**WHAT THE TASK REQUIRES**
From the first line of the listing below to the line with "(0,0) rectangle (1024,486);", print each line exactly, and nothing more. Leave out the pictures.

:: COLLECTED DATA ::

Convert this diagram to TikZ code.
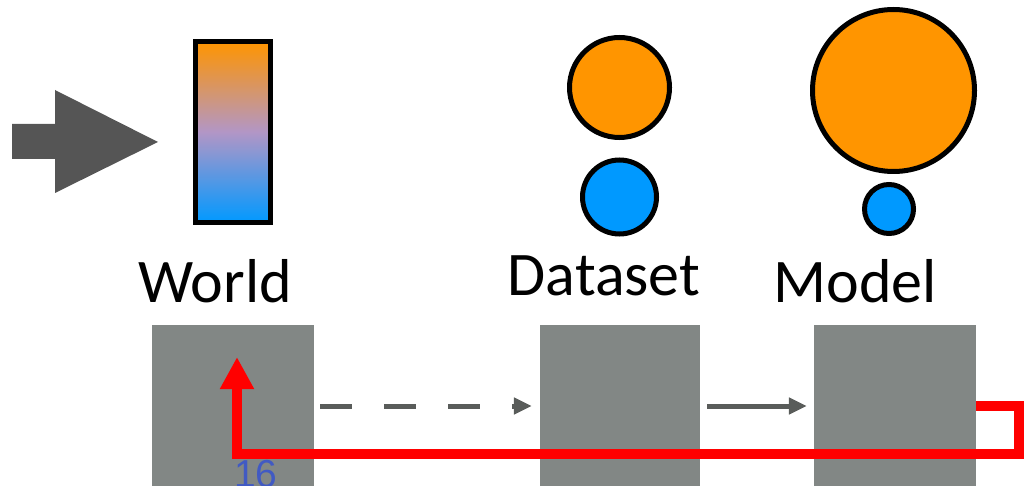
\documentclass[tikz,border=0pt]{standalone}
\usepackage{fontspec}
\setmainfont{Carlito}
\newfontfamily\numfont{Liberation Sans}
\usetikzlibrary{arrows.meta}

\definecolor{stagegray}{RGB}{130,135,133}
\definecolor{linkgray}{RGB}{89,92,90}
\definecolor{pushgray}{RGB}{85,85,85}
\definecolor{ballorange}{RGB}{255,149,0}
\definecolor{ballblue}{RGB}{0,153,255}
\definecolor{midlilac}{RGB}{178,150,198}
\definecolor{pagenum}{RGB}{65,90,195}

\begin{document}
\begin{tikzpicture}[
        x=1pt, y=-1pt,
        stage/.style={rectangle, fill=stagegray, minimum height=162pt, inner sep=0pt},
        ball/.style={circle, draw=black, line width=5pt, inner sep=0pt},
        title/.style={font=\fontsize{62}{70}\selectfont, anchor=base, inner sep=0pt},
        link/.style={draw=linkgray, line width=5pt, -{Triangle[length=18pt, width=16pt]}},
        feedback/.style={draw=red, line width=10pt, line join=miter, -{Triangle[length=32pt, width=32pt]}}
    ]
        \useasboundingbox (0,0) rectangle (1024,486);

        % Big arrow pointing at the world bar
        \fill[pushgray] (12,124) -- (55,124) -- (55,90) -- (158,142) -- (55,193) -- (55,159) -- (12,159) -- cycle;

        % Top row: world bar and the two pairs of balls
        \node [rectangle, draw=black, line width=5pt, minimum width=75pt, minimum height=181pt, inner sep=0pt,
               top color=ballorange, bottom color=ballblue, middle color=midlilac] (bar) at (233,132) {};
        \node [ball, fill=ballorange, minimum size=100pt] (dorange) at (619.5,87.5) {};
        \node [ball, fill=ballblue, minimum size=74pt] (dblue) at (619.5,197) {};
        \node [ball, fill=ballorange, minimum size=162pt] (morange) at (893.5,90.5) {};
        \node [ball, fill=ballblue, minimum size=49pt] (mblue) at (889,209) {};

        % Titles
        \node [title] (worldtxt) at (215,302) {World};
        \node [title] (datatxt) at (604,295) {Dataset};
        \node [title] (modeltxt) at (855,302) {Model};

        % Bottom row of stages
        \node [stage, minimum width=162pt] (world) at (233,406) {};
        \node [stage, minimum width=160pt] (data) at (620,406) {};
        \node [stage, minimum width=162pt] (model) at (895,406) {};

        % Edges
        \path [link, dash pattern=on 32pt off 32pt, shorten <=6pt, shorten >=8pt] (world) -- (data);
        \path [link, shorten <=7pt, shorten >=7pt] (data) -- (model);

        % Loop back from the model into the world
        \coordinate (back) at (237,454);
        \coordinate (tip) at (237,357);
        \path [feedback] (model.east) -- ++(43,0) |- (back) -- (tip);

        \node [anchor=base west, inner sep=0pt, text=pagenum, font=\numfont\fontsize{39}{44}\selectfont] (num) at (234,487) {16};
    \end{tikzpicture}
\end{document}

:::

**EXERCISE RESULT**
Convert this diagram to TikZ code.
\documentclass[tikz,border=0pt]{standalone}
\usepackage{fontspec}
\setmainfont{Carlito}
\newfontfamily\numfont{Liberation Sans}
\usetikzlibrary{arrows.meta}

\definecolor{stagegray}{RGB}{130,135,133}
\definecolor{linkgray}{RGB}{89,92,90}
\definecolor{pushgray}{RGB}{85,85,85}
\definecolor{ballorange}{RGB}{255,149,0}
\definecolor{ballblue}{RGB}{0,153,255}
\definecolor{midlilac}{RGB}{178,150,198}
\definecolor{pagenum}{RGB}{65,90,195}

\begin{document}
\begin{tikzpicture}[
        x=1pt, y=-1pt,
        stage/.style={rectangle, fill=stagegray, minimum height=162pt, inner sep=0pt},
        ball/.style={circle, draw=black, line width=5pt, inner sep=0pt},
        title/.style={font=\fontsize{62}{70}\selectfont, anchor=base, inner sep=0pt},
        link/.style={draw=linkgray, line width=5pt, -{Triangle[length=18pt, width=16pt]}},
        feedback/.style={draw=red, line width=10pt, line join=miter, -{Triangle[length=32pt, width=32pt]}}
    ]
        \useasboundingbox (0,0) rectangle (1024,486);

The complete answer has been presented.